Hong Kong-listed Embry Holdings Limited is seen benefiting from the recent RMB 4.5 trillion economic stimulus package from China, meant to help loosen credit and put cash in consumers’ billfolds.

The vertically integrated lingerie retailer has a leading market share in China, and expects its sales to skyrocket on relatively low ownership base levels in the country.

 

“In China, average brassiere purchases per annum are just 2-3, while in the west they are between 6-12, so there is plenty of room for expansion,” said Mr. Clement Chan, Embry Form’s CFO.

Hopewell Highway Infrastructure


Toll road construction firm Hopewell Highway Infrastructure is also eyeing the massive stimulus package with great anticipation, as much of the money is targeted by authorities for roads and bridges.

“The stimulus package will directly benefit the economy, and therefore benefit us, especially the Guangzhou-Shenzhen Superhighway.

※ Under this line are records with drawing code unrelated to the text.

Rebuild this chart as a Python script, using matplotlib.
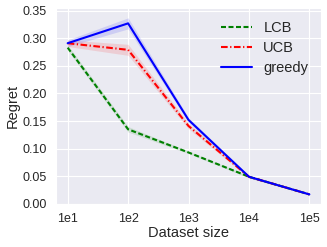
import numpy as np
import matplotlib.pyplot as plt
import seaborn as sns

sns.set_style("darkgrid")
plt.rcParams['font.family'] = ['Liberation Sans', 'DejaVu Sans']

sizes = ['1e1', '1e2', '1e3', '1e4', '1e5']
lcb = [0.283, 0.135, 0.093, 0.049, 0.017]
lcb_err = [0.005, 0.005, 0.002, 0.002, 0.001]
ucb = [0.291, 0.279, 0.141, 0.049, 0.017]
ucb_err = [0.006, 0.010, 0.005, 0.002, 0.001]
greedy = [0.291, 0.327, 0.152, 0.049, 0.017]
greedy_err = [0.006, 0.010, 0.004, 0.002, 0.001]

x = np.arange(len(sizes))
fig, ax = plt.subplots(figsize=(3.27, 2.47), dpi=100)

styles = [(lcb, lcb_err, 'green', (0, (2.4, 1.2)), 'LCB'),
          (ucb, ucb_err, 'red', (0, (3.2, 1.2, 0.6, 1.2)), 'UCB'),
          (greedy, greedy_err, 'blue', '-', 'greedy')]
for y, err, color, ls, name in styles:
    y = np.array(y)
    err = np.array(err)
    ax.plot(x, y, color=color, linestyle=ls, linewidth=1.5, label=name)
    ax.fill_between(x, y - err, y + err, color=color, alpha=0.12, linewidth=0)

ax.set_xticks(x)
ax.set_xticklabels(sizes)
ax.set_xlim(-0.2, 4.2)
ax.set_ylim(0, 0.355)
ax.set_yticks(np.arange(0, 0.351, 0.05))
ax.tick_params(labelsize=9, pad=3)
ax.set_xlabel('Dataset size', fontsize=10.5, labelpad=1)
ax.set_ylabel('Regret', fontsize=10.5, labelpad=2)
ax.legend(loc='upper right', frameon=False, fontsize=10.5, handlelength=2.1,
          labelspacing=0.4)

fig.subplots_adjust(left=0.17, right=0.983, top=0.968, bottom=0.175)
fig.savefig('out.png')
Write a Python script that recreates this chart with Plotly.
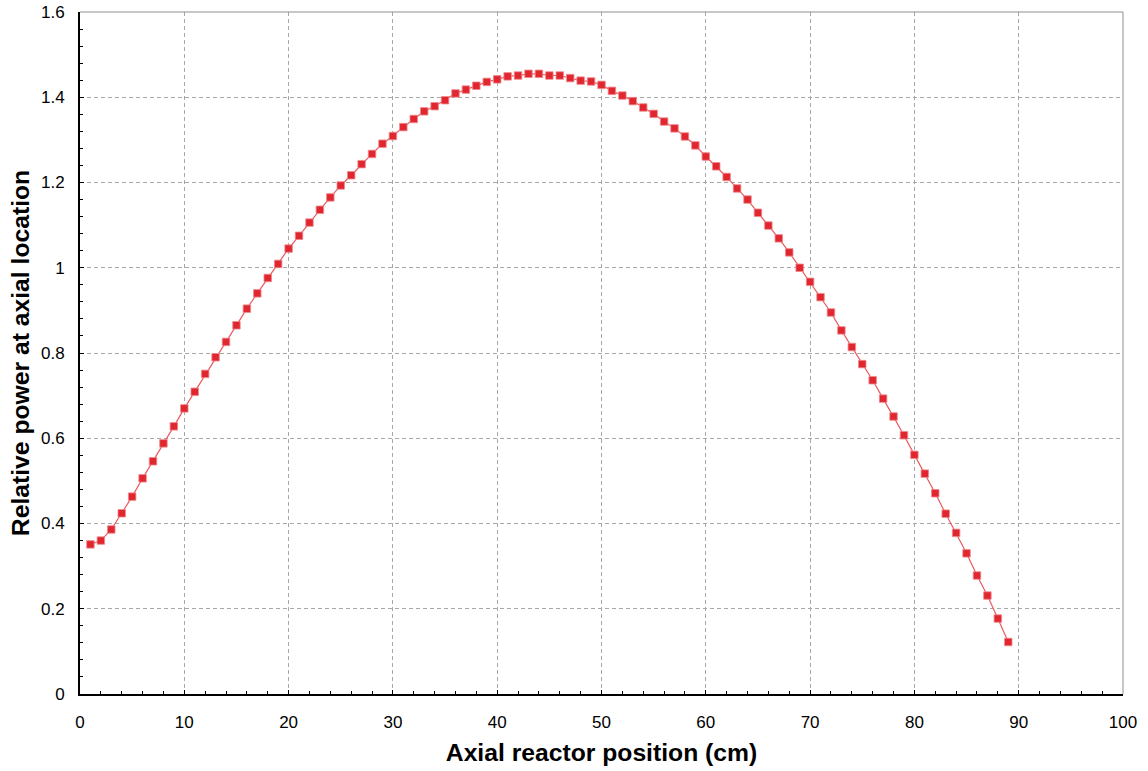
import plotly.graph_objects as go

positions = list(range(1, 90))
power = [
    0.351, 0.360, 0.386, 0.424, 0.463, 0.506, 0.546, 0.588, 0.628, 0.670,
    0.709, 0.751, 0.790, 0.826, 0.865, 0.904, 0.940, 0.976, 1.009, 1.045,
    1.075, 1.106, 1.136, 1.165, 1.193, 1.217, 1.243, 1.267, 1.291, 1.309,
    1.330, 1.349, 1.367, 1.379, 1.393, 1.409, 1.418, 1.427, 1.436, 1.442,
    1.449, 1.451, 1.455, 1.455, 1.451, 1.451, 1.445, 1.439, 1.437, 1.429,
    1.415, 1.404, 1.391, 1.376, 1.361, 1.343, 1.327, 1.308, 1.287, 1.261,
    1.238, 1.213, 1.186, 1.160, 1.129, 1.099, 1.069, 1.036, 1.000, 0.967,
    0.931, 0.895, 0.853, 0.814, 0.774, 0.736, 0.693, 0.651, 0.607, 0.561,
    0.517, 0.471, 0.423, 0.378, 0.330, 0.278, 0.231, 0.177, 0.122,
]

x_title = "Axial reactor position (cm)"
y_title = "Relative power at axial location"

fig = go.Figure()
fig.add_trace(go.Scatter(
    x=positions, y=power, mode="lines+markers",
    line=dict(color="#ea5a60", width=1.2),
    marker=dict(symbol="square", size=7.5, color="#e0262f",
                line=dict(color="#f08a8e", width=0.8)),
    showlegend=False,
))

font_family = "Liberation Sans, Arial, sans-serif"
fig.update_layout(
    width=1148, height=771,
    margin=dict(l=80, r=25, t=12, b=77),
    paper_bgcolor="white", plot_bgcolor="white",
    font=dict(family=font_family, color="black"),
    xaxis=dict(
        range=[0, 100], dtick=10, tick0=0, automargin=False,
        showgrid=True, gridcolor="#a8a8a8", griddash="4px,3px", gridwidth=1,
        showline=True, linecolor="black", linewidth=2,
        ticks="inside", ticklen=4, tickcolor="black",
        minor=dict(dtick=2, ticks="inside", ticklen=3, tickcolor="black", showgrid=False),
        tickfont=dict(size=17), ticklabelstandoff=12, ticklabeloverflow="allow",
        zeroline=False,
        title=dict(text=x_title, font=dict(size=24.7, family=font_family, weight="bold"), standoff=12),
    ),
    yaxis=dict(
        range=[0, 1.6], dtick=0.2, tick0=0, automargin=False,
        showgrid=True, gridcolor="#a8a8a8", griddash="4px,3px", gridwidth=1,
        showline=True, linecolor="black", linewidth=2,
        ticks="inside", ticklen=4, tickcolor="black",
        minor=dict(dtick=0.04, ticks="inside", ticklen=3, tickcolor="black", showgrid=False),
        tickfont=dict(size=17), ticklabelstandoff=10, ticklabeloverflow="allow",
        zeroline=False,
        title=dict(text=y_title, font=dict(size=24.7, family=font_family, weight="bold"), standoff=4),
    ),
    shapes=[
        dict(type="line", xref="paper", yref="paper", x0=0, x1=1, y0=1, y1=1,
             line=dict(color="#909090", width=1)),
        dict(type="line", xref="paper", yref="paper", x0=1, x1=1, y0=0, y1=1,
             line=dict(color="#909090", width=1)),
    ],
)

fig.write_html("out.html", config={"displayModeBar": False},
               post_script="document.body.style.margin='0';document.body.style.overflow='hidden';")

It’s definitely a positive factor,” said the Hong Kong-listed firm’s executive director Mr. Barry Mok.

 

Mr. Mok added that the company should pay a 100% dividend this year “unless major new projects are pursued.”

 

He said Hopewell was not too worried about competition from train travel in Guangdong Province.

 

“We don’t expect direct competition from railways as they are fixed-line, fixed-schedule.

"Our major concern is that China maintains healthy economic growth, with more investment in new roads.”

 

And although China’s economy “only” grew at 6.1% in the first quarter, already banks like RBS are raising their full-year targets to numbers much closer to the government’s stated objective of 8%, making it seem all the more realistic after all.